Hadiri rakor SPHP dan Pengendalian Inflasi Tahun 2024, Kepala BPS Sampaikan Andil konsumsi Komoditas Terbesar Provinsi Gorontalo.
Kepala Badan Pusat Statistik (BPS) Provinsi Gorontalo Mukhamad Mukhanif menjadi narsumber pada rapat koordinasi Stabilisasi Pasokan dan Harga Pangan (SPHP) dan Pengendalian Inflasi Tahun 2024 yang diselenggarakan oleh Dinas Ketahanan Pangan Provinsi Gorontalo, di Fox Hotel, Selasa (23/07/24).
Dalam rakor tersebut Kepala BPS Provinsi Gorontalo Mukhamad Mukhanif memaparkan perkembangan Inflasi di Provinsi Gorontalo diantaranya adalah mengenai andil komoditas terbesar di Provinsi Gorontalo.
Provinsi Gorontalo pada Juni 2024 mengalami inflasi Year on Year (y-on-y) sebesar 3,93 persen, month to month (m-to-m) sebesar -0,14 persen dan deflasi year to date (y-to-d) sebesar 0,54 persen.
Angka inflasi tahunan tersebut membuat Provinsi Gorontalo berada diurutan keempat tertinggi secara nasional yakni 3,93 persen. Sementara itu Kota Gorontalo mengalami inflasi Year on Year (y-on-y) sebesar 2,57 persen dan Kabupaten Gorontalo mengalami inflasi Year on Year (y-on-y) sebesar 5,09 persen.
Kepala BPS Provinsi Gorontalo Mukhamad Mukhanif menjelaskan inflais bulan juni 2024 (YoY) diwarnai dengan naiknya indeks pada beberapa kelompok pengeluaran, utamanya kelompok makanan, minuman dengan komoditas penyumbang tertinggi adalah beras.
Lebih lanjut disampaikan bahwa inflasi juga dipengaruhi oleh pola konsumsi. Seperti halnya konsumsi beras yang menyebabkan tingginya demand.
“Kalau kita cermati data pangsa pengeluaaran pangan per-kapita sebulan konsumsi oleh masyarakat Gorontalo pengeluaran sebulan beras itu Rp. 81.965 per-kekapita/bulan. Lebih tinggi dibandingkan nasional yang pengeluaran beras nya rata-rata hanya Rp 75.262 “, ungkap Mukhamad Mukhanif.
Komoditas yang juga sering memicu inflasi adalah cabai rawit. Dari Susenas 2023 konsumsi cabe rawit masyarakat Gorontalo tertinggi secara nasional yakni sebesar 0,34 kg perkapita perbulan.
Mukhanif memberikan penjelasan bahwa untuk Inflasi Bulanan Provinsi Gorontalo lebih fluktuatif dibandingkan inflasi bulanan nasional. Hal itu karena beberapa komoditi memiliki sensitivitas untuk volatilitasi inflasi.

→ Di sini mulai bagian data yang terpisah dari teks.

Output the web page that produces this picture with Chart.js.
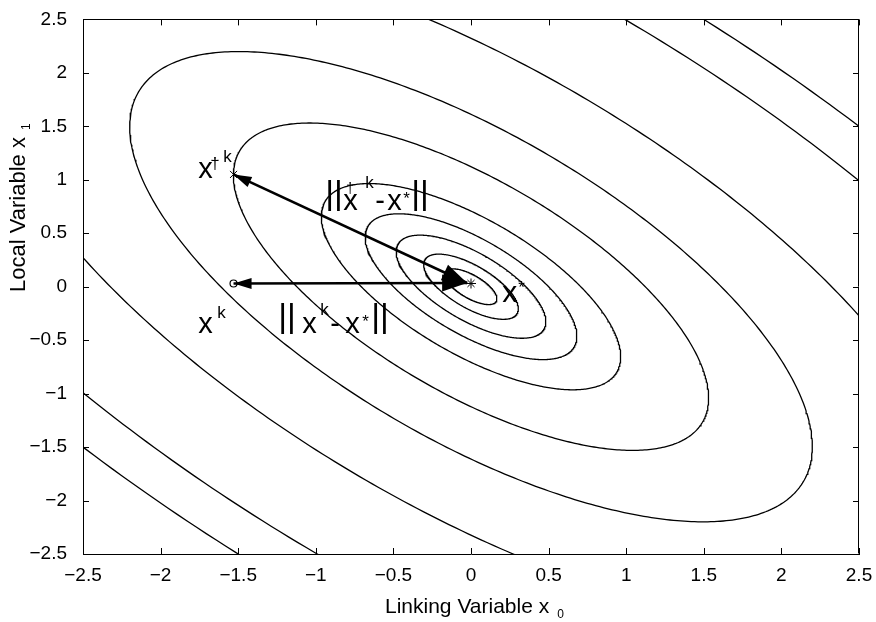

Pada tingkat Provinsi, Kab. Gorontalo justru lebih fluktuatif dibanding dengan kota Gorontalo. Namun Kab. Gorontalo diharapkan perlu upaya lebih keras untuk mengendalikan harga, pada komoditas yang sama dan level harga yang sama.
Terkait pola konsumsi pangan Mukhanif memberikan masukan perlunya identifikasi konsumsi komoditas yang tidak ideal.

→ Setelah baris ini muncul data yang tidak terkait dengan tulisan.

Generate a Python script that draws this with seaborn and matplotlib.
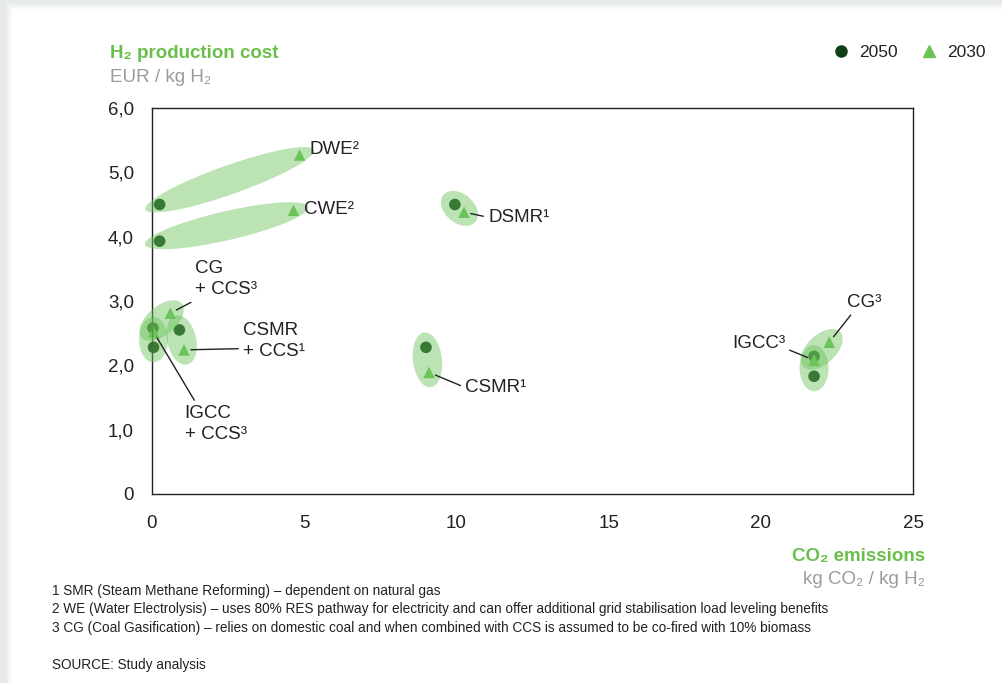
import numpy as np
import pandas as pd
import matplotlib
matplotlib.use("Agg")
import matplotlib.pyplot as plt
import seaborn as sns
from matplotlib.patches import Ellipse, Rectangle
from matplotlib.lines import Line2D
from matplotlib.transforms import IdentityTransform

# ---------------- data ----------------
technologies = ["DWE", "CWE", "DSMR", "CSMR", "CG + CCS", "IGCC + CCS",
                "CSMR + CCS", "CG", "IGCC"]
labels = ["DWE²", "CWE²", "DSMR¹", "CSMR¹", "CG\n+ CCS³", "IGCC\n+ CCS³",
          "CSMR\n+ CCS¹", "CG³", "IGCC³"]
co2_2050 = [0.25, 0.25, 9.95, 9.0, 0.03, 0.05, 0.9, 21.75, 21.75]
cost_2050 = [4.50, 3.93, 4.50, 2.28, 2.58, 2.28, 2.55, 2.14, 1.83]
co2_2030 = [4.85, 4.65, 10.25, 9.1, 0.6, 0.05, 1.05, 22.25, 21.75]
cost_2030 = [5.27, 4.41, 4.38, 1.89, 2.81, 2.52, 2.24, 2.36, 2.08]
years = ["2050", "2030"]
x_ticks = [0, 5, 10, 15, 20, 25]
y_ticks = [0, 1, 2, 3, 4, 5, 6]
y_tick_labels = ["0", "1,0", "2,0", "3,0", "4,0", "5,0", "6,0"]
footnotes = [
    "1 SMR (Steam Methane Reforming) – dependent on natural gas",
    "2 WE (Water Electrolysis) – uses 80% RES pathway for electricity and can offer additional grid stabilisation load leveling benefits",
    "3 CG (Coal Gasification) – relies on domestic coal and when combined with CCS is assumed to be co-fired with 10% biomass",
]
source = "SOURCE: Study analysis"

# ---------------- style ----------------
GREEN = "#6abf4b"
LIGHT = "#6cc35a"
DARK = "#0e3f17"
GREY = "#9b9b9b"
TXT = "#222222"

sns.set_theme(style="white")
plt.rcParams["font.family"] = ["Liberation Sans", "DejaVu Sans"]

W, H = 1003, 683
fig = plt.figure(figsize=(W / 100, H / 100), dpi=100)
fig.patch.set_facecolor("#e6e9e9")
# white card with soft shadow
for i, c in enumerate(["#eceeee", "#f2f4f4", "#f8f9f9"]):
    fig.add_artist(Rectangle(((6 + 2 * i) / W, 0), 1, (H - 3 - 2 * i) / H,
                             transform=fig.transFigure, facecolor=c, edgecolor="none", zorder=-5))
fig.add_artist(Rectangle((12 / W, 0), 1, (H - 9) / H, transform=fig.transFigure,
                         facecolor="white", edgecolor="none", zorder=-4))

ax = fig.add_axes([152 / W, 1 - 494 / H, (913 - 152) / W, (494 - 108) / H])
ax.set_facecolor("none")

df = pd.DataFrame({
    "tech": technologies * 2,
    "co2": co2_2050 + co2_2030,
    "cost": cost_2050 + cost_2030,
    "year": [years[0]] * len(technologies) + [years[1]] * len(technologies),
})

sns.scatterplot(data=df, x="co2", y="cost", hue="year", style="year",
                palette={"2050": DARK, "2030": LIGHT},
                markers={"2050": "o", "2030": "^"}, s=70, linewidth=0,
                legend=False, ax=ax, zorder=2)
for coll in ax.collections:
    coll.set_clip_on(False)

ax.set_xlim(0, 25)
ax.set_ylim(0, 6)
ax.set_xticks(x_ticks)
ax.set_xticklabels([str(t) for t in x_ticks])
ax.set_yticks(y_ticks)
ax.set_yticklabels(y_tick_labels)
ax.tick_params(axis="both", length=0, labelsize=13.5, colors=TXT)
ax.tick_params(axis="y", pad=13)
ax.tick_params(axis="x", pad=15)
ax.set_xlabel("")
ax.set_ylabel("")
for sp in ax.spines.values():
    sp.set_visible(True)
    sp.set_color("#222222")
    sp.set_linewidth(1.0)

# ellipses grouping 2050/2030 pairs (drawn in pixel space)
for i in range(len(technologies)):
    p1 = ax.transData.transform((co2_2050[i], cost_2050[i]))
    p2 = ax.transData.transform((co2_2030[i], cost_2030[i]))
    c = (p1 + p2) / 2
    d = p2 - p1
    L = np.hypot(d[0], d[1])
    ang = np.degrees(np.arctan2(d[1], d[0]))
    e = Ellipse(c, L + 30, 29, angle=ang, transform=IdentityTransform(),
                facecolor=LIGHT, alpha=0.45, edgecolor="none", zorder=3,
                clip_on=False)
    ax.add_patch(e)

# labels (offset in pixels from 2030 point)
label_style = [
    # dx, dy, ha, relpos or None
    (10, 5, "left", None),
    (10, 1, "left", None),
    (24, -5, "left", (0, 0.5)),
    (36, -15, "left", (0, 0.5)),
    (25, 34, "left", (0.05, 0.0)),
    (31, -92, "left", (0.2, 1.0)),
    (59, 9, "left", (0, 0.3)),
    (18, 40, "left", (0.2, 0.0)),
    (-29, 17, "right", (1.0, 0.2)),
]
for i, (dx, dy, ha, rp) in enumerate(label_style):
    kw = {}
    if rp is not None:
        kw["arrowprops"] = dict(arrowstyle="-", color=TXT, lw=1.0,
                                shrinkA=1, shrinkB=5, relpos=rp)
    ax.annotate(labels[i], xy=(co2_2030[i], cost_2030[i]), xytext=(dx, dy),
                textcoords="offset pixels", ha=ha, va="center", fontsize=13.5,
                color=TXT, linespacing=1.35, zorder=6, annotation_clip=False, **kw)

# legend
handles = [Line2D([], [], marker="o", color=DARK, linestyle="none", markersize=8),
           Line2D([], [], marker="^", color=LIGHT, linestyle="none", markersize=9)]
ax.legend(handles, years, ncol=2, frameon=False, loc="center right",
          bbox_to_anchor=(1001 / W, 1 - 52 / H), bbox_transform=fig.transFigure,
          fontsize=12.5, handletextpad=0.55, columnspacing=1.3, handlelength=1.0,
          labelcolor=TXT)

# axis titles
fig.text(110 / W, 1 - 53 / H, "H₂ production cost", color=GREEN, fontsize=13.5,
         fontweight="bold", ha="left", va="center")
fig.text(110 / W, 1 - 77 / H, "EUR / kg H₂", color=GREY, fontsize=13.5,
         ha="left", va="center")
fig.text(925 / W, 1 - 557 / H, "CO₂ emissions", color=GREEN, fontsize=13.5,
         fontweight="bold", ha="right", va="center")
fig.text(925 / W, 1 - 580 / H, "kg CO₂ / kg H₂", color=GREY, fontsize=13.5,
         ha="right", va="center")

# footnotes
narrow = ["Liberation Sans Narrow", "Liberation Sans", "DejaVu Sans"]
for k, t in enumerate(footnotes):
    fig.text(52 / W, 1 - (591 + 18.5 * k) / H, t, fontsize=9.8, color=TXT,
             ha="left", va="center", family=narrow)
fig.text(52 / W, 1 - 665 / H, source, fontsize=9.8, color=TXT,
         ha="left", va="center", family=narrow)

fig.savefig("out.png", dpi=100)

“Coba kita melihat konsumsi telur dan juga daging sapi. Gorontalo termasuk konsumsi telur terendah di Indonesia padahal stock cukup. Dalam sebulan pengeluaran masyarakat gorontalo untuk mengkonsumsi telur Rp. 9.653/ perbulan. Kalau di konversikan ke butir itu 1 bulan satu orang, 4,7 butir per bulan. Konsumsi daging sapi juga sangat rendah padahal sapi murah”, jelas mukhanif.
Fakta lain dari data pola konsumsi adalah makin berkurangnya konsumsi nasi jagung dan beralih mnjadi meningkatnya konsumsi beras.
"Ini justru kontra diversifikasi, padahal masyarakat Gorontalo mempunyai budaya konsumsi jagung sebagai campuran makanan pokok" imbuhnya.